The world's second biggest truckmaker admitted Tuesday that some vehicles on the road are likely emitting illegal levels of nitrogen oxide. Volvo Group added in its statement that costs related to fixing the problem "could be material."
By midday, Volvo group shares listed on the Nasdaq Stockholm index were lower by more than 5 percent.
"One of the components that is in the catalyst may degrade quicker than expected," Claes Eliasson, senior vice president of Volvo Group's communication team told CNBC by phone.
Eliasson added that some truck drivers were being alerted to the problem by a warning light in their cab.
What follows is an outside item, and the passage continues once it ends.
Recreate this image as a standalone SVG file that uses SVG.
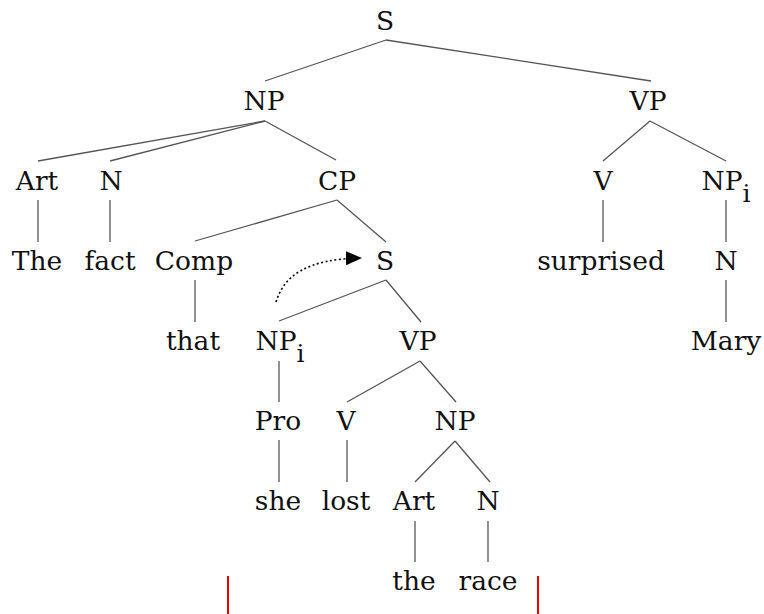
<svg xmlns="http://www.w3.org/2000/svg" width="764" height="614" viewBox="0 0 764 614">
<defs>
<style>
.t{font-family:"DejaVu Serif",serif;font-size:26.5px;fill:#111;text-anchor:middle}
.sub{font-size:25px}
.e{stroke:#555;stroke-width:1.3;fill:none}
.r{stroke:#e00;stroke-width:2}
</style>
<marker id="ah" markerWidth="16" markerHeight="14" refX="15" refY="7" orient="auto" markerUnits="userSpaceOnUse">
<path d="M0,0 L16,7 L0,14 Z" fill="#000"/>
</marker>
</defs>
<rect width="764" height="614" fill="#fff"/>
<g id="connectors">
<line class="e" x1="386" y1="40" x2="265" y2="81"/>
<line class="e" x1="386" y1="40" x2="651" y2="81"/>
<line class="e" x1="265" y1="121" x2="38" y2="161"/>
<line class="e" x1="265" y1="121" x2="110" y2="161"/>
<line class="e" x1="265" y1="121" x2="336" y2="160"/>
<line class="e" x1="650" y1="121" x2="603" y2="161"/>
<line class="e" x1="650" y1="121" x2="726" y2="161"/>
<line class="e" x1="38" y1="200" x2="38" y2="242"/>
<line class="e" x1="110" y1="200" x2="110" y2="242"/>
<line class="e" x1="337" y1="200" x2="195" y2="241"/>
<line class="e" x1="337" y1="200" x2="386" y2="242"/>
<line class="e" x1="603" y1="200" x2="603" y2="242"/>
<line class="e" x1="726" y1="200" x2="726" y2="242"/>
<line class="e" x1="195" y1="280" x2="195" y2="322"/>
<line class="e" x1="386" y1="280" x2="279" y2="321"/>
<line class="e" x1="386" y1="280" x2="421" y2="322"/>
<line class="e" x1="726" y1="280" x2="726" y2="322"/>
<line class="e" x1="279" y1="361" x2="279" y2="402"/>
<line class="e" x1="420" y1="361" x2="347" y2="402"/>
<line class="e" x1="420" y1="361" x2="456" y2="402"/>
<line class="e" x1="279" y1="440" x2="279" y2="482"/>
<line class="e" x1="347" y1="440" x2="347" y2="482"/>
<line class="e" x1="455" y1="441" x2="415" y2="482"/>
<line class="e" x1="455" y1="441" x2="490" y2="482"/>
<line class="e" x1="415" y1="521" x2="415" y2="562"/>
<line class="e" x1="488" y1="521" x2="488" y2="562"/>
<path d="M276,302 C284,276 306,259 361,258" fill="none" stroke="#000" stroke-width="1.6" stroke-dasharray="2,2.5" marker-end="url(#ah)"/>
<line class="r" x1="228" y1="576" x2="228" y2="614"/>
<line class="r" x1="538" y1="576" x2="538" y2="614"/>
</g>
<g id="n_S"><text class="t" x="385" y="30">S</text></g>
<g id="n_NP"><text class="t" x="264" y="110">NP</text></g>
<g id="n_VP"><text class="t" x="648" y="110">VP</text></g>
<g id="n_Art1"><text class="t" x="37" y="190">Art</text></g>
<g id="n_N1"><text class="t" x="111" y="190">N</text></g>
<g id="n_CP"><text class="t" x="337" y="190">CP</text></g>
<g id="n_V1"><text class="t" x="603" y="190">V</text></g>
<g id="n_NPi1"><text class="t" x="726" y="190">NP<tspan class="sub" dy="12">i</tspan></text></g>
<g id="n_The"><text class="t" x="37" y="270">The</text></g>
<g id="n_fact"><text class="t" x="110" y="270">fact</text></g>
<g id="n_Comp"><text class="t" x="194" y="270">Comp</text></g>
<g id="n_S2"><text class="t" x="385" y="270">S</text></g>
<g id="n_surprised"><text class="t" x="601" y="270">surprised</text></g>
<g id="n_N2"><text class="t" x="726" y="270">N</text></g>
<g id="n_that"><text class="t" x="193" y="350">that</text></g>
<g id="n_NPi2"><text class="t" x="280" y="350">NP<tspan class="sub" dy="12">i</tspan></text></g>
<g id="n_VP2"><text class="t" x="418" y="350">VP</text></g>
<g id="n_Mary"><text class="t" x="726" y="350">Mary</text></g>
<g id="n_Pro"><text class="t" x="278" y="430">Pro</text></g>
<g id="n_V2"><text class="t" x="346" y="430">V</text></g>
<g id="n_NP3"><text class="t" x="455" y="430">NP</text></g>
<g id="n_she"><text class="t" x="278" y="510">she</text></g>
<g id="n_lost"><text class="t" x="346" y="510">lost</text></g>
<g id="n_Art2"><text class="t" x="414" y="510">Art</text></g>
<g id="n_N3"><text class="t" x="488" y="510">N</text></g>
<g id="n_the"><text class="t" x="414" y="590">the</text></g>
<g id="n_race"><text class="t" x="488" y="590">race</text></g>
</svg>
Volvo said the number and type of engines or vehicles affected remained unknown, but the largest volume of potentially affected engines had been sold to customers in North America And Europe.
The firm said that its investigation had indicated that the degradation of the component didn't appear to affect all vehicles and engines to the same extent.
Volvo said it did not know yet if a recall would be necessary, but in an email to CNBC on Tuesday, an equity analyst at Kepler Cheuvreux, Mats Liss, said it would be a probable outcome.
"Emissions are high on the political agenda, so I guess Volvo needs to make a recall," he said.
Th European Union Commission said Tuesday that it will get in touch with Swedish authorities for more information about the apparent failing.
The Volvo Group delivered 81,259 trucks to Europe and North America in the first six months of 2018. In 2017, the firm's annual sales amounted to 335 billion Swedish krona ($37.6 billion).